DO THIS
All of the material below is to be restated word for word, apart from the pictures.

DATA SEGMENT

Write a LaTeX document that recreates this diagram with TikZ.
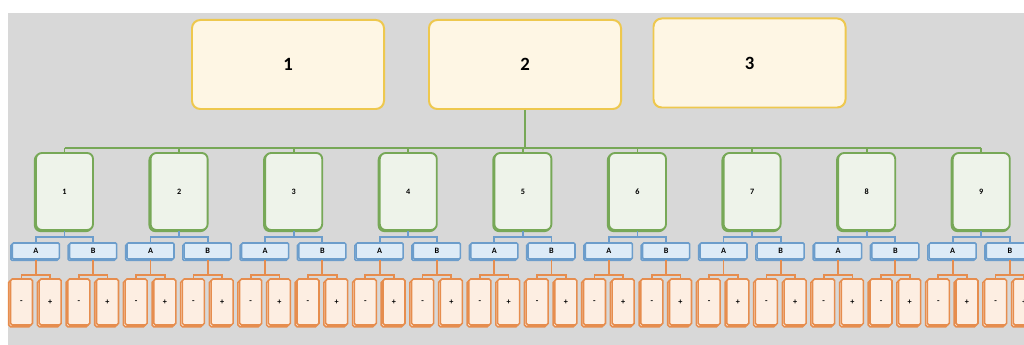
\documentclass[tikz,border=0pt]{standalone}
\usepackage{fontspec}
\setmainfont{Carlito}
\usetikzlibrary{shadows}

\definecolor{bggray}{HTML}{D8D8D8}
\definecolor{topfill}{HTML}{FEF6E4}
\definecolor{topdraw}{HTML}{EEC84E}
\definecolor{greenfill}{HTML}{EEF3EA}
\definecolor{greendraw}{HTML}{77A857}
\definecolor{bluefill}{HTML}{DDEBF7}
\definecolor{bluedraw}{HTML}{6C9DCB}
\definecolor{orangefill}{HTML}{FDEEE2}
\definecolor{orangedraw}{HTML}{E68D4E}

\begin{document}
\begin{tikzpicture}[x=0.03cm,y=-0.03cm]
	\tikzstyle{topbox} = [draw=topdraw, fill=topfill, line width=1.7pt, rounded corners=7pt, minimum width=5.76cm, minimum height=2.67cm, inner sep=0pt, font=\fontsize{16}{18}\selectfont\bfseries]
	\tikzstyle{unit} = [draw=greendraw, fill=greenfill, line width=1.6pt, rounded corners=5pt, minimum width=1.71cm, minimum height=2.31cm, inner sep=0pt, font=\fontsize{7}{8}\selectfont\bfseries, copy shadow={shadow xshift=-1pt, shadow yshift=-1pt, fill=greenfill, draw=greendraw, line width=1.6pt}]
	\tikzstyle{sidebox} = [draw=bluedraw, fill=bluefill, line width=1.3pt, rounded corners=1pt, minimum width=1.41cm, minimum height=0.48cm, inner sep=0pt, font=\fontsize{7}{8}\selectfont\bfseries, copy shadow={shadow xshift=-1.2pt, shadow yshift=-1.2pt, fill=bluefill, draw=bluedraw, line width=1.3pt}]
	\tikzstyle{signbox} = [draw=orangedraw, fill=orangefill, line width=1.3pt, rounded corners=1.5pt, minimum width=0.66cm, minimum height=1.38cm, inner sep=0pt, font=\fontsize{7}{8}\selectfont\bfseries, copy shadow={shadow xshift=-1.5pt, shadow yshift=-1.5pt, fill=orangefill, draw=orangedraw, line width=1.3pt}]
	\tikzstyle{greenline} = [draw=greendraw, line width=1.5pt]
	\tikzstyle{blueline} = [draw=bluedraw, line width=1.5pt]
	\tikzstyle{orangeline} = [draw=orangedraw, line width=1.5pt]

	% Background
	\useasboundingbox (0,0) rectangle (1024,345);
	\clip (0,0) rectangle (1024,345);
	\fill[bggray] (8,13) rectangle (1024,345);

	% Top nodes
	\node[topbox] (t1) at (288,64.5) {1};
	\node[topbox] (t2) at (525,64.5) {2};
	\node[topbox] (t3) at (749.5,63) {3};

	% Unit nodes with A/B and -/+ children
	\foreach \i in {1,...,9} {
		\pgfmathsetmacro{\cx}{64.5+114.6*(\i-1)}
		\node[unit] (g\i) at (\cx,191.5) {\i};
		\node[sidebox] (a\i) at (\cx-28.6,251) {A};
		\node[sidebox] (b\i) at (\cx+28.6,251) {B};
		\node[signbox] (am\i) at (\cx-43,302) {-};
		\node[signbox] (ap\i) at (\cx-14.3,302) {+};
		\node[signbox] (bm\i) at (\cx+14.3,302) {-};
		\node[signbox] (bp\i) at (\cx+43,302) {+};
	}

	% Draw
	% Green bus
	\coordinate (bus) at (0,148);
	\draw[greenline] (t2.south) -- (t2.south |- bus);
	\draw[greenline] (g1.north |- bus) -- (g9.north |- bus);
	\foreach \i in {1,...,9} \draw[greenline] (g\i.north |- bus) -- (g\i.north);

	% Blue and orange branches
	\foreach \i in {1,...,9} {
		\draw[blueline] (g\i.south) -- ++(0,6) coordinate (j\i);
		\draw[blueline] (a\i.north) |- (j\i) -| (b\i.north);
		\draw[orangeline] (a\i.south) -- ++(0,15) coordinate (ja\i);
		\draw[orangeline] (am\i.north) |- (ja\i) -| (ap\i.north);
		\draw[orangeline] (b\i.south) -- ++(0,15) coordinate (jb\i);
		\draw[orangeline] (bm\i.north) |- (jb\i) -| (bp\i.north);
	}
\end{tikzpicture}
\end{document}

WORKED ANSWER
Write a LaTeX document that recreates this diagram with TikZ.
\documentclass[tikz,border=0pt]{standalone}
\usepackage{fontspec}
\setmainfont{Carlito}
\usetikzlibrary{shadows}

\definecolor{bggray}{HTML}{D8D8D8}
\definecolor{topfill}{HTML}{FEF6E4}
\definecolor{topdraw}{HTML}{EEC84E}
\definecolor{greenfill}{HTML}{EEF3EA}
\definecolor{greendraw}{HTML}{77A857}
\definecolor{bluefill}{HTML}{DDEBF7}
\definecolor{bluedraw}{HTML}{6C9DCB}
\definecolor{orangefill}{HTML}{FDEEE2}
\definecolor{orangedraw}{HTML}{E68D4E}

\begin{document}
\begin{tikzpicture}[x=0.03cm,y=-0.03cm]
	\tikzstyle{topbox} = [draw=topdraw, fill=topfill, line width=1.7pt, rounded corners=7pt, minimum width=5.76cm, minimum height=2.67cm, inner sep=0pt, font=\fontsize{16}{18}\selectfont\bfseries]
	\tikzstyle{unit} = [draw=greendraw, fill=greenfill, line width=1.6pt, rounded corners=5pt, minimum width=1.71cm, minimum height=2.31cm, inner sep=0pt, font=\fontsize{7}{8}\selectfont\bfseries, copy shadow={shadow xshift=-1pt, shadow yshift=-1pt, fill=greenfill, draw=greendraw, line width=1.6pt}]
	\tikzstyle{sidebox} = [draw=bluedraw, fill=bluefill, line width=1.3pt, rounded corners=1pt, minimum width=1.41cm, minimum height=0.48cm, inner sep=0pt, font=\fontsize{7}{8}\selectfont\bfseries, copy shadow={shadow xshift=-1.2pt, shadow yshift=-1.2pt, fill=bluefill, draw=bluedraw, line width=1.3pt}]
	\tikzstyle{signbox} = [draw=orangedraw, fill=orangefill, line width=1.3pt, rounded corners=1.5pt, minimum width=0.66cm, minimum height=1.38cm, inner sep=0pt, font=\fontsize{7}{8}\selectfont\bfseries, copy shadow={shadow xshift=-1.5pt, shadow yshift=-1.5pt, fill=orangefill, draw=orangedraw, line width=1.3pt}]
	\tikzstyle{greenline} = [draw=greendraw, line width=1.5pt]
	\tikzstyle{blueline} = [draw=bluedraw, line width=1.5pt]
	\tikzstyle{orangeline} = [draw=orangedraw, line width=1.5pt]

	% Background
	\useasboundingbox (0,0) rectangle (1024,345);
	\clip (0,0) rectangle (1024,345);
	\fill[bggray] (8,13) rectangle (1024,345);

	% Top nodes
	\node[topbox] (t1) at (288,64.5) {1};
	\node[topbox] (t2) at (525,64.5) {2};
	\node[topbox] (t3) at (749.5,63) {3};

	% Unit nodes with A/B and -/+ children
	\foreach \i in {1,...,9} {
		\pgfmathsetmacro{\cx}{64.5+114.6*(\i-1)}
		\node[unit] (g\i) at (\cx,191.5) {\i};
		\node[sidebox] (a\i) at (\cx-28.6,251) {A};
		\node[sidebox] (b\i) at (\cx+28.6,251) {B};
		\node[signbox] (am\i) at (\cx-43,302) {-};
		\node[signbox] (ap\i) at (\cx-14.3,302) {+};
		\node[signbox] (bm\i) at (\cx+14.3,302) {-};
		\node[signbox] (bp\i) at (\cx+43,302) {+};
	}

	% Draw
	% Green bus
	\coordinate (bus) at (0,148);
	\draw[greenline] (t2.south) -- (t2.south |- bus);
	\draw[greenline] (g1.north |- bus) -- (g9.north |- bus);
	\foreach \i in {1,...,9} \draw[greenline] (g\i.north |- bus) -- (g\i.north);

	% Blue and orange branches
	\foreach \i in {1,...,9} {
		\draw[blueline] (g\i.south) -- ++(0,6) coordinate (j\i);
		\draw[blueline] (a\i.north) |- (j\i) -| (b\i.north);
		\draw[orangeline] (a\i.south) -- ++(0,15) coordinate (ja\i);
		\draw[orangeline] (am\i.north) |- (ja\i) -| (ap\i.north);
		\draw[orangeline] (b\i.south) -- ++(0,15) coordinate (jb\i);
		\draw[orangeline] (bm\i.north) |- (jb\i) -| (bp\i.north);
	}
\end{tikzpicture}
\end{document}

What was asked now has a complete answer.